Night Lights

 I’m riding a crowded shuttle bus from the airport into Victoria. It’s dark and I zone out, knowing my place down by the water will be one of the last stops. Down the highway, into town, back and forth from hotel to hotel, the world is a blinking, bouncing sideshow. All smiles, the driver jumps at every stop to help with the bags.

Beep-beep-beep the van reports when he throws it in R to back out. Back down the way we came, then this way, that, crisscrossing downtown. Neon, street lamps, traffic lights. Bags bustled out the door. Travelers stepping down, closing in on their destinations, relieved. A dozen stops later we pull out of James Bay at the waterfront. Just two of us passengers left now. The driver opens it up and we whisk along a deserted Dallas Road. Behind low dark clustered bushes the waters of the straight glitter under a big moon. Everything is simplified, like a black-and-white photo, all silvery moonlit water.

Instantly, I am thinking this ride is not so bad. Across the waters, at a poetic distance, the lights of Port Angeles dot the border marking where water meets the Olympic mountains.

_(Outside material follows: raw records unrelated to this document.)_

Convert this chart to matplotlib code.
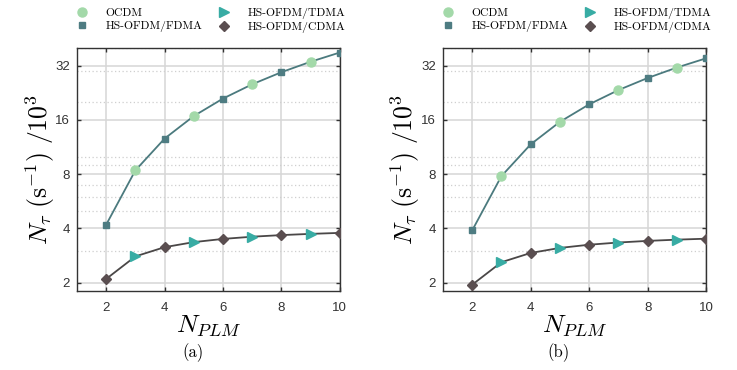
import matplotlib
matplotlib.use("Agg")
import matplotlib.pyplot as plt
import numpy as np
from matplotlib.ticker import FixedLocator, LogLocator, NullFormatter

plt.rcParams['mathtext.fontset'] = 'cm'
plt.rcParams['font.family'] = ['Liberation Sans', 'DejaVu Sans']

# N_PLM values
n_plm = [2, 3, 4, 5, 6, 7, 8, 9, 10]
x_odd = [3, 5, 7, 9]
x_even = [2, 4, 6, 8, 10]

# (a)
a_upper = [4.2, 8.4, 12.6, 16.8, 21.0, 25.2, 29.4, 33.6, 37.8]
a_lower = [2.10, 2.80, 3.15, 3.36, 3.50, 3.60, 3.675, 3.733, 3.78]
# (b)
b_upper = [3.9, 7.8, 11.7, 15.6, 19.5, 23.4, 27.3, 31.2, 35.1]
b_lower = [1.95, 2.60, 2.925, 3.12, 3.25, 3.343, 3.413, 3.467, 3.51]

c_ocdm = '#a3d9a9'
c_fdma = '#4e7c82'
c_tdma = '#38aca4'
c_cdma = '#5a4e50'
c_line_up = '#4b7a7e'
c_line_low = '#4a4747'


def panel(ax, upper, lower, caption):
    up = dict(zip(n_plm, upper))
    low = dict(zip(n_plm, lower))
    ax.plot(n_plm, upper, color=c_line_up, lw=1.3, zorder=3)
    ax.plot(n_plm, lower, color=c_line_low, lw=1.3, zorder=3)
    ax.plot(x_odd, [up[k] for k in x_odd], ls='none', marker='o', ms=6.5,
            color=c_ocdm, label='OCDM', zorder=4)
    ax.plot(x_even, [up[k] for k in x_even], ls='none', marker='s', ms=5,
            color=c_fdma, label='HS-OFDM/FDMA', zorder=4)
    ax.plot(x_odd, [low[k] for k in x_odd], ls='none', marker='>', ms=7,
            color=c_tdma, label='HS-OFDM/TDMA', zorder=4)
    ax.plot(x_even, [low[k] for k in x_even], ls='none', marker='D', ms=5.5,
            color=c_cdma, label='HS-OFDM/CDMA', zorder=4)

    ax.set_yscale('log', base=2)
    ax.set_xlim(1, 10)
    ax.set_ylim(1.8, 40)
    ax.yaxis.set_major_locator(FixedLocator([2, 4, 8, 16, 32]))
    ax.set_yticklabels(['2', '4', '8', '16', '32'])
    ax.yaxis.set_minor_locator(LogLocator(base=10, subs=np.arange(1, 10)))
    ax.yaxis.set_minor_formatter(NullFormatter())
    ax.set_xticks([2, 4, 6, 8, 10])

    ax.grid(which='major', color='#d6d6d6', lw=1.1, ls='-')
    ax.grid(which='minor', axis='y', color='#cfcfcf', lw=0.9, ls=(0, (1, 2)))
    ax.set_axisbelow(True)
    ax.tick_params(which='major', direction='in', length=3, width=1,
                   top=True, right=True, labelsize=9.5, color='#333333',
                   labelcolor='#333333')
    ax.tick_params(axis='x', which='major', pad=8)
    ax.tick_params(axis='y', which='major', pad=5)
    ax.tick_params(which='minor', length=0)
    for s in ax.spines.values():
        s.set_color('#333333')
        s.set_linewidth(1.0)

    ax.set_xlabel(r'$N_{PLM}$', fontsize=18.5, labelpad=0)
    ax.set_ylabel(r'$N_\tau\ (\mathrm{s}^{-1})\ /10^3$', fontsize=18.5)
    ax.yaxis.set_label_coords(-0.078, 0.5)
    ax.legend(loc='lower left', bbox_to_anchor=(-0.015, 1.063), ncol=2,
              frameon=False, prop={'family': 'cmr10', 'size': 8.4},
              handletextpad=1.3, columnspacing=1.1, labelspacing=0.2,
              handlelength=1.5, borderaxespad=0, borderpad=0)
    ax.text(0.44, -0.255, caption, transform=ax.transAxes, ha='center',
            va='center', fontsize=12, family='cmr10')


fig = plt.figure(figsize=(7.37, 3.70), dpi=100)
ax1 = fig.add_axes([0.1045, 0.2135, 0.3565, 0.6565])
ax2 = fig.add_axes([0.601, 0.2135, 0.357, 0.6565])
panel(ax1, a_upper, a_lower, '(a)')
panel(ax2, b_upper, b_lower, '(b)')

fig.savefig('out.png', dpi=100)
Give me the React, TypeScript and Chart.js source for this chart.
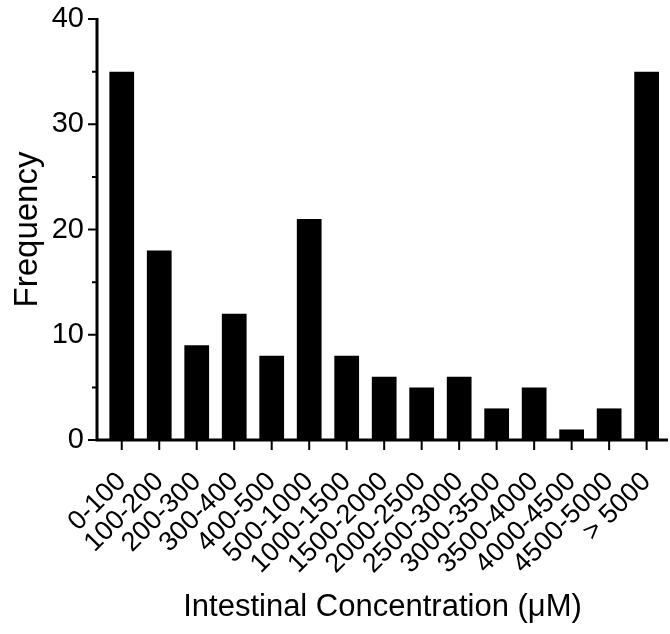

Who you are as a writer is all about what you notice, what pulls you to attention. As we breeze along the waterfront, my senses are in Record mode. Other writers would have been recording and playing with the quiet murmurings of conversation earlier on the shuttle, the jostle of busy intersections, the dramas of fidelity and infidelity playing out in the hotels.

What is of interest in this world? Every writer has a different answer.